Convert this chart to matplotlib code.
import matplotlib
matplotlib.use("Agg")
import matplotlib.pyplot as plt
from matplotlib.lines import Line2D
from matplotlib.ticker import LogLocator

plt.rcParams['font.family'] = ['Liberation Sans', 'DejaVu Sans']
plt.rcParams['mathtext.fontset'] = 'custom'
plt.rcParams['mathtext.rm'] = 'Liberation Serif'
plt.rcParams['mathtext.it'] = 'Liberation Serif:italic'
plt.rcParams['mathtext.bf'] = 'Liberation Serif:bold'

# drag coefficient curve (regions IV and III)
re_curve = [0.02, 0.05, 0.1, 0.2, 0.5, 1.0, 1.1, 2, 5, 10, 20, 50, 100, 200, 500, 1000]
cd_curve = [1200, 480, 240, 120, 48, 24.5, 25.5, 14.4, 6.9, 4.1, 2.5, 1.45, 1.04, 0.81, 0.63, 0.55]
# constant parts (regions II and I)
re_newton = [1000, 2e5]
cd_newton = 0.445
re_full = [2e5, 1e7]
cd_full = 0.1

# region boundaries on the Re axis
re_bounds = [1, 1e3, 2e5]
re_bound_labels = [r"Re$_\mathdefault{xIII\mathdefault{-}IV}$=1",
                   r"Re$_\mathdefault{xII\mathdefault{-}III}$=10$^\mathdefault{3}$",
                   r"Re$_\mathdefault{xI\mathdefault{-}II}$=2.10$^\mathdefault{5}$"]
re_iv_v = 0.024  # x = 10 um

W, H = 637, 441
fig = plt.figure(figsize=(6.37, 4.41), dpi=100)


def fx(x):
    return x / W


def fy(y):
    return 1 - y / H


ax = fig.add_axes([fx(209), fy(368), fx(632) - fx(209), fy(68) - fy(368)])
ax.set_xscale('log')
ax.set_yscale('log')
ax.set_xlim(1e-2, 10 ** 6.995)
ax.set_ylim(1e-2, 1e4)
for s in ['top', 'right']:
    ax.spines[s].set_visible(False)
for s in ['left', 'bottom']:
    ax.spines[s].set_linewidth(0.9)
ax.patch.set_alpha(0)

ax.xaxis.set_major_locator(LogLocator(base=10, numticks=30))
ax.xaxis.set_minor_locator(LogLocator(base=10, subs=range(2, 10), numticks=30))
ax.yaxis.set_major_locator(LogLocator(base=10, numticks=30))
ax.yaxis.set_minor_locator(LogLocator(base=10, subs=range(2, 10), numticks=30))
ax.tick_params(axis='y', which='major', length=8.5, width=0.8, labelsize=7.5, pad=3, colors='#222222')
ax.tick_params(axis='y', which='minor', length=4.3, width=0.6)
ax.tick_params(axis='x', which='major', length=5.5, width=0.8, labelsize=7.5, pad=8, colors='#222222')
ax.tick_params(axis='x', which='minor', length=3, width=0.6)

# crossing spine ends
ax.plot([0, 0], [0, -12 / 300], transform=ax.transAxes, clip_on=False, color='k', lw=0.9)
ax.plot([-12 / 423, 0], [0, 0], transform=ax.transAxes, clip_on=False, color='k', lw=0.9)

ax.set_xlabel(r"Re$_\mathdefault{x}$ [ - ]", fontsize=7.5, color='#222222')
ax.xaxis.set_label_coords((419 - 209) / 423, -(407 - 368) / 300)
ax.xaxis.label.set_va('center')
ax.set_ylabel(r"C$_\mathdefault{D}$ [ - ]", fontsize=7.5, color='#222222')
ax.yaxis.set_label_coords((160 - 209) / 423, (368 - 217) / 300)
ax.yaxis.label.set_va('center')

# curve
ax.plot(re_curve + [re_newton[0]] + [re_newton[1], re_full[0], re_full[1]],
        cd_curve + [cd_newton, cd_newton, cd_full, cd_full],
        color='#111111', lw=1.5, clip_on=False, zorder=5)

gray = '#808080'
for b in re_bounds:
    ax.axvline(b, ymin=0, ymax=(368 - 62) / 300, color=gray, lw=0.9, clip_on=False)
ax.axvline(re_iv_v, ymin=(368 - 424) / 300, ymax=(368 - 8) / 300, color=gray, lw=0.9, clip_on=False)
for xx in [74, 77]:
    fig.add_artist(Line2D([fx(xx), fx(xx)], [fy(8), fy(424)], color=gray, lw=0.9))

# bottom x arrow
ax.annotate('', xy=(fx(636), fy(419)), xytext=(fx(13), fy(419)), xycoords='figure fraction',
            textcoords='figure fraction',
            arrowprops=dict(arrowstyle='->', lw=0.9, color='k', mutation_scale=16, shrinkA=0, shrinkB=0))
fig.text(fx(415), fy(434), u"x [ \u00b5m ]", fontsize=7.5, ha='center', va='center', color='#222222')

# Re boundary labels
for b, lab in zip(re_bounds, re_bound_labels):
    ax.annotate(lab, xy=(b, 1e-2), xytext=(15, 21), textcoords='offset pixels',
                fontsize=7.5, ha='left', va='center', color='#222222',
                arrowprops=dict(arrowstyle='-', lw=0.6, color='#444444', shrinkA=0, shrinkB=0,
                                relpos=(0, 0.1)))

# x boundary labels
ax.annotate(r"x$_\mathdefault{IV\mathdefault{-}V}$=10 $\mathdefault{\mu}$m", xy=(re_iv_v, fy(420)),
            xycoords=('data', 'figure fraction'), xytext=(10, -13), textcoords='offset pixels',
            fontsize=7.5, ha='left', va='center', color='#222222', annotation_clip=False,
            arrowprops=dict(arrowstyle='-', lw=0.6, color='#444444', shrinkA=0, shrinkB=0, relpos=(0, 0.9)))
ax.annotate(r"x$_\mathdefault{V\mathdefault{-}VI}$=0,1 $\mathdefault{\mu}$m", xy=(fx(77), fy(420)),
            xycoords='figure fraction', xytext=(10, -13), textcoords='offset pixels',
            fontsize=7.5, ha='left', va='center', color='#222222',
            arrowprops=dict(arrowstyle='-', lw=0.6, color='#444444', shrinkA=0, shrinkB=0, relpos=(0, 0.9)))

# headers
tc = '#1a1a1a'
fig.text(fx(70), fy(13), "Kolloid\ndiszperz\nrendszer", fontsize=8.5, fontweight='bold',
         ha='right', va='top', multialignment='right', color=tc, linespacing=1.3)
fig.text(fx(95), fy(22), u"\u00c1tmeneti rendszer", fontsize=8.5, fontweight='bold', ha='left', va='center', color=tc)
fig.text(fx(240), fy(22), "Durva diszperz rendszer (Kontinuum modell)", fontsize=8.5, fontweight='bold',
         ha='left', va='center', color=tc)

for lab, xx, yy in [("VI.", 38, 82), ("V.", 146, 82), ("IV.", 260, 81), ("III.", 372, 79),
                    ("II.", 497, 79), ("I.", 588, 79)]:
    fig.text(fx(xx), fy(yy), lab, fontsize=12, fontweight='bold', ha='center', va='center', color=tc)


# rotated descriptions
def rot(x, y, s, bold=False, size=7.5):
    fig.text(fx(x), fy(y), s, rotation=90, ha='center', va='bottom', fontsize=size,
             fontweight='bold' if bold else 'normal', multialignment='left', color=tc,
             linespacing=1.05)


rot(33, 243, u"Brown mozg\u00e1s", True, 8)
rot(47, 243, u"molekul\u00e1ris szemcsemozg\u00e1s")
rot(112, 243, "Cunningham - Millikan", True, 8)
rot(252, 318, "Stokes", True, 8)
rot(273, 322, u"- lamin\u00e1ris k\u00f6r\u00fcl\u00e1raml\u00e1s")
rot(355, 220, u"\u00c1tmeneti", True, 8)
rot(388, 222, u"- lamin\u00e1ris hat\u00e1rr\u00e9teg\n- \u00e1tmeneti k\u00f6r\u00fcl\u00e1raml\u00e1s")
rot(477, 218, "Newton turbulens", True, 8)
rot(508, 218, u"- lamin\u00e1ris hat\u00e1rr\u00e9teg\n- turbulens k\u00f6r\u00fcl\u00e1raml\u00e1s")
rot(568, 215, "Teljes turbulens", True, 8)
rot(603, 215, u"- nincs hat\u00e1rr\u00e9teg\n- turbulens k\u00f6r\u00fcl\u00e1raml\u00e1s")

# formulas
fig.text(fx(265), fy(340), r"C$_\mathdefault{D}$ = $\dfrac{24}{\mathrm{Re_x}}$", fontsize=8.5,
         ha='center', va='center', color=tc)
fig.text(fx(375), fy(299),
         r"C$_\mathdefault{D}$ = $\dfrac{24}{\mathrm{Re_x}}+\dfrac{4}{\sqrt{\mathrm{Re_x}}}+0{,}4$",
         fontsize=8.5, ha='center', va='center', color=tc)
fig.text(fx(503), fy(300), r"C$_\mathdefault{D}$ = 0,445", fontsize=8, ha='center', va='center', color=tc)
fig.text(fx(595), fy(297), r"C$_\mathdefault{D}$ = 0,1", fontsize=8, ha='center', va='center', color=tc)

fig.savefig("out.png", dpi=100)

==

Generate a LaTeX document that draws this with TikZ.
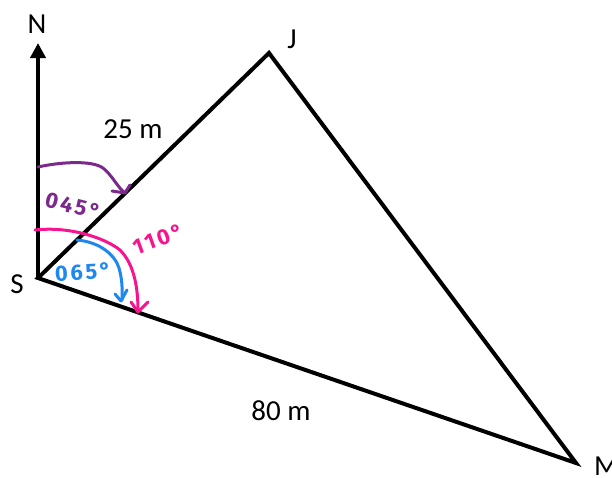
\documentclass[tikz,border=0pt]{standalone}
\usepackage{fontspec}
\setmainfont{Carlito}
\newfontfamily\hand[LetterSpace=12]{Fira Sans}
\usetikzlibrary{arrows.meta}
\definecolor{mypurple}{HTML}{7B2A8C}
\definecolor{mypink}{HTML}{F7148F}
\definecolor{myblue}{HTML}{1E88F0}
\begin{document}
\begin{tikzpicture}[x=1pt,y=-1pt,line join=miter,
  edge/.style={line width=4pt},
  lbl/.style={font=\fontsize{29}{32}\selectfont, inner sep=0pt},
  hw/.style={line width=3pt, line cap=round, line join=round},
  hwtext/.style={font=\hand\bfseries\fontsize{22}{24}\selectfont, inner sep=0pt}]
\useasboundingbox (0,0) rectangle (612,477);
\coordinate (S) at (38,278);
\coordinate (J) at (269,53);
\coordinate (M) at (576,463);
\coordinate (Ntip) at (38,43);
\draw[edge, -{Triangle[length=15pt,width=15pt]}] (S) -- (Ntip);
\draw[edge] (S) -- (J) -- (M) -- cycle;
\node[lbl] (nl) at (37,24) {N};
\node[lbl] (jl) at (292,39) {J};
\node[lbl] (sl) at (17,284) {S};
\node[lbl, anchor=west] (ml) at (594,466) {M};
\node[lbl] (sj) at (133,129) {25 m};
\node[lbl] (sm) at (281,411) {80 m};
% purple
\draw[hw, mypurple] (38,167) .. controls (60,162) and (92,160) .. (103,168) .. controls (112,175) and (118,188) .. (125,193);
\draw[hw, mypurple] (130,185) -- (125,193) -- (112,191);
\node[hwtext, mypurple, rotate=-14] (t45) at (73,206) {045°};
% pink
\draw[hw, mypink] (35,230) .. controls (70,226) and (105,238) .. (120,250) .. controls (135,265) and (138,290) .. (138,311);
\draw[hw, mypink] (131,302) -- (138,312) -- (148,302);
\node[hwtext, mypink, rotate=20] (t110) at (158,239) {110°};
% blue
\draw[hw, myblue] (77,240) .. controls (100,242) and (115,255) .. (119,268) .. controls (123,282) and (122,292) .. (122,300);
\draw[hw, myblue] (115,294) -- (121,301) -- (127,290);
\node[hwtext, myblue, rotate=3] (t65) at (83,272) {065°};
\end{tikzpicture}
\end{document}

* * *

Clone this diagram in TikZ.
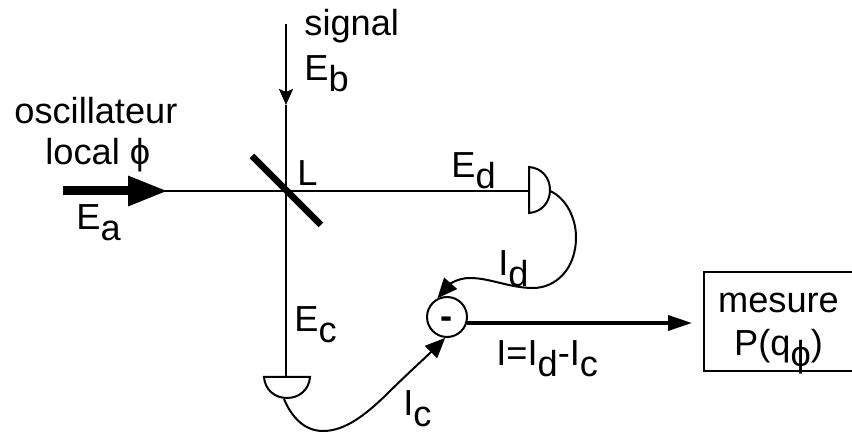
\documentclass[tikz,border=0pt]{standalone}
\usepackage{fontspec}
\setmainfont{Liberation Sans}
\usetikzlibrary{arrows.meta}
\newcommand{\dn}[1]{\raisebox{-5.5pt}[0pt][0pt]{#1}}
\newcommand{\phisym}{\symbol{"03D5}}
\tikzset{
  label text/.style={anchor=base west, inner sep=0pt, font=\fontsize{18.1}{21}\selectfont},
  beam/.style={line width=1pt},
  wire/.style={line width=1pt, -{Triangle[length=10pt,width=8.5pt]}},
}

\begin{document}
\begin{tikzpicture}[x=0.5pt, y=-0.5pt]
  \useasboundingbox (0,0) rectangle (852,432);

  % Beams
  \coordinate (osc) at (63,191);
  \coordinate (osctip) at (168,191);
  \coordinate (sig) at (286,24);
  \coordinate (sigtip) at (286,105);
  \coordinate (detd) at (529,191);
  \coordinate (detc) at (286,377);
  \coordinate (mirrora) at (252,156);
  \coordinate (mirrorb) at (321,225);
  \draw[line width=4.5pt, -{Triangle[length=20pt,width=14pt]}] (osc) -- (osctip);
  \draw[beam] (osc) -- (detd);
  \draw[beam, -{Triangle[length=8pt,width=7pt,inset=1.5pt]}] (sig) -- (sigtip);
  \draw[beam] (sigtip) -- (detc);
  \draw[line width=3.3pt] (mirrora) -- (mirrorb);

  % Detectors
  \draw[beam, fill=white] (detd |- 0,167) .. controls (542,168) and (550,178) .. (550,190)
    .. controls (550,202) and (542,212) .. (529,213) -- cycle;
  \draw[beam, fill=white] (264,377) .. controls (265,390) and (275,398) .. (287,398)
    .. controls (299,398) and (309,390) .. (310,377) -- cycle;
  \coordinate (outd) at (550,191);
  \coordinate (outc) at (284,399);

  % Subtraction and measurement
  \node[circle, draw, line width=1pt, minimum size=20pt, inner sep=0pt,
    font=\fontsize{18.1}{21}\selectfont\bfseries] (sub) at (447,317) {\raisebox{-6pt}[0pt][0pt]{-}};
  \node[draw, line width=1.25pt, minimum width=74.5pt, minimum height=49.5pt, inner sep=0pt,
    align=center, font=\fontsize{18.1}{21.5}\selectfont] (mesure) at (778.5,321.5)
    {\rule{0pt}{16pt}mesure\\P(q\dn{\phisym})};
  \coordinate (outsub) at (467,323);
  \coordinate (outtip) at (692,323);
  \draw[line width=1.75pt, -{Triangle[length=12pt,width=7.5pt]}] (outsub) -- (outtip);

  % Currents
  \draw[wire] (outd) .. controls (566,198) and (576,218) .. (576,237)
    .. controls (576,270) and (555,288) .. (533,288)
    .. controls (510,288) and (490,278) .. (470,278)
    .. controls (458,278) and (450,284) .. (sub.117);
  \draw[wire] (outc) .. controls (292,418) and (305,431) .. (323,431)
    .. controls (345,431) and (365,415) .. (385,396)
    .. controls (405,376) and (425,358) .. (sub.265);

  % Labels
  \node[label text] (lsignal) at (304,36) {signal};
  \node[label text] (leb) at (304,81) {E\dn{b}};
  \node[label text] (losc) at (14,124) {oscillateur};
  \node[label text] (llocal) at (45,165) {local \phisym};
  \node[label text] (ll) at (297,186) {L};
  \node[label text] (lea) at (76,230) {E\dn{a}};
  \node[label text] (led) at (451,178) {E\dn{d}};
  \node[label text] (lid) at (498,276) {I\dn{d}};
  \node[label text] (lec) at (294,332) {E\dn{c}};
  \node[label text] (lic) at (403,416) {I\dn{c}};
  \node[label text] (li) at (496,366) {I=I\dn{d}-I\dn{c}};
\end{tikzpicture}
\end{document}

WORK INSTRUCTIONS: Nothing but the lines from the one with "Convert this chart to matplotlib code." through the one with "ax.patch.set_alpha(0)" should be retyped; include both and keep them exact.

COMPLETED TASK:
Convert this chart to matplotlib code.
import matplotlib
matplotlib.use("Agg")
import matplotlib.pyplot as plt
from matplotlib.lines import Line2D
from matplotlib.ticker import LogLocator

plt.rcParams['font.family'] = ['Liberation Sans', 'DejaVu Sans']
plt.rcParams['mathtext.fontset'] = 'custom'
plt.rcParams['mathtext.rm'] = 'Liberation Serif'
plt.rcParams['mathtext.it'] = 'Liberation Serif:italic'
plt.rcParams['mathtext.bf'] = 'Liberation Serif:bold'

# drag coefficient curve (regions IV and III)
re_curve = [0.02, 0.05, 0.1, 0.2, 0.5, 1.0, 1.1, 2, 5, 10, 20, 50, 100, 200, 500, 1000]
cd_curve = [1200, 480, 240, 120, 48, 24.5, 25.5, 14.4, 6.9, 4.1, 2.5, 1.45, 1.04, 0.81, 0.63, 0.55]
# constant parts (regions II and I)
re_newton = [1000, 2e5]
cd_newton = 0.445
re_full = [2e5, 1e7]
cd_full = 0.1

# region boundaries on the Re axis
re_bounds = [1, 1e3, 2e5]
re_bound_labels = [r"Re$_\mathdefault{xIII\mathdefault{-}IV}$=1",
                   r"Re$_\mathdefault{xII\mathdefault{-}III}$=10$^\mathdefault{3}$",
                   r"Re$_\mathdefault{xI\mathdefault{-}II}$=2.10$^\mathdefault{5}$"]
re_iv_v = 0.024  # x = 10 um

W, H = 637, 441
fig = plt.figure(figsize=(6.37, 4.41), dpi=100)


def fx(x):
    return x / W


def fy(y):
    return 1 - y / H


ax = fig.add_axes([fx(209), fy(368), fx(632) - fx(209), fy(68) - fy(368)])
ax.set_xscale('log')
ax.set_yscale('log')
ax.set_xlim(1e-2, 10 ** 6.995)
ax.set_ylim(1e-2, 1e4)
for s in ['top', 'right']:
    ax.spines[s].set_visible(False)
for s in ['left', 'bottom']:
    ax.spines[s].set_linewidth(0.9)
ax.patch.set_alpha(0)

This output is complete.